Defunct tennis tournament
- Tour: LTA Circuit
- Founded: 1882; 143 years ago
- Abolished: 1894; 131 years ago
- Location: West Hoe, Plymouth, England.
- Venue: West Hoe Lawn Tennis Club
- Surface: Grass

= Plymouth Open =

The Plymouth Open also known as the West Hoe Open Tournament was men's and women's grass court tennis tournament founded in 1882. It was organised by the West Hoe Lawn Tennis Club, and played at the West Hoe Recreation Ground, West Hoe, Plymouth, England. The tournament was played until at least 1894.

==History==
In 1882 the West Hoe Lawn Tennis Tournament was established. By 1884 the tournament was branded as the Plymouth Open, and played at the West Hoe grounds Plymouth, England. The tournament was held annually till around 1894 with the last known event being staged.

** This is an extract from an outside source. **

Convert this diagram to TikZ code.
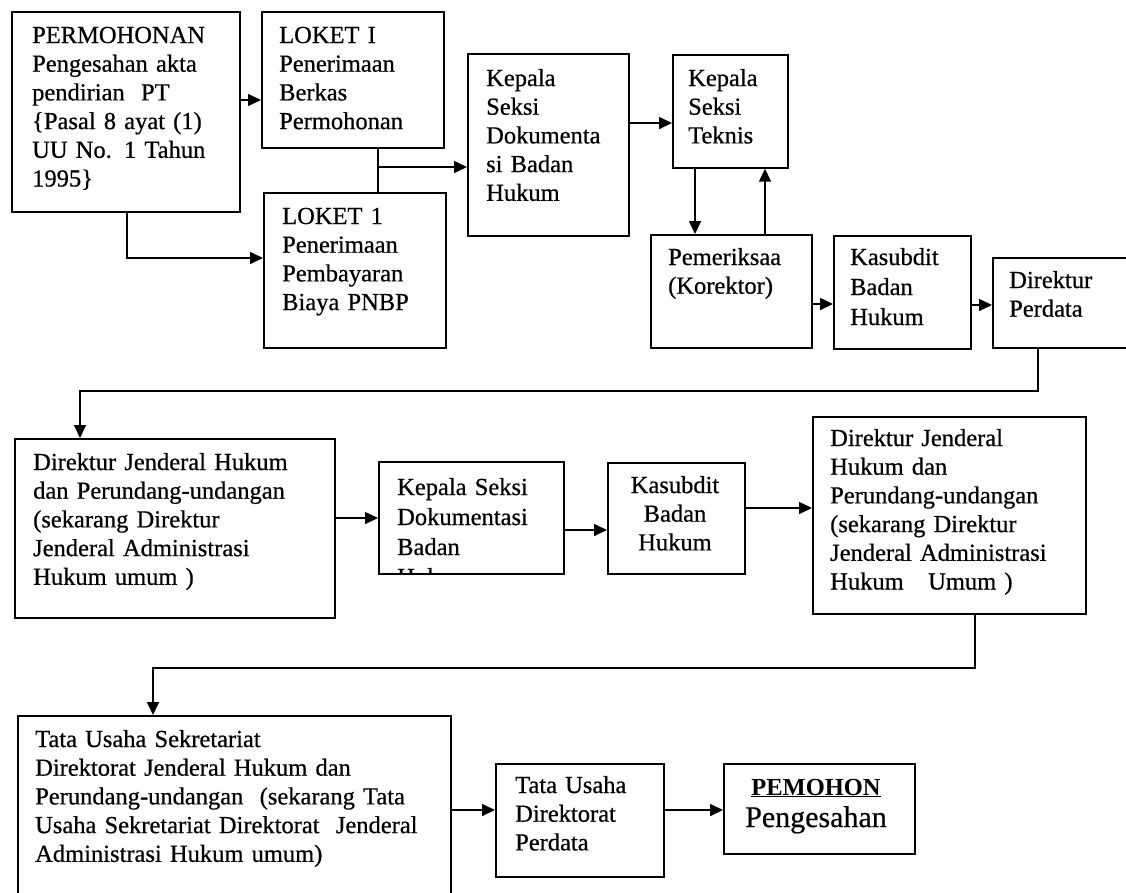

West Hoe is an area of Plymouth in the English county of Devon. In the 19th century the West Hoe Recreation Ground was in the center of this Victorian era housing development. The West Hoe Lawn Tennis Club no longer exits, however its successor the West Hoe Park Lawn Tennis Club is located in the same place. West Hoe Recreation Grounds was renamed to West Hoe Park in 1900. The event was part of the LTA Circuit from 1888 to 1894.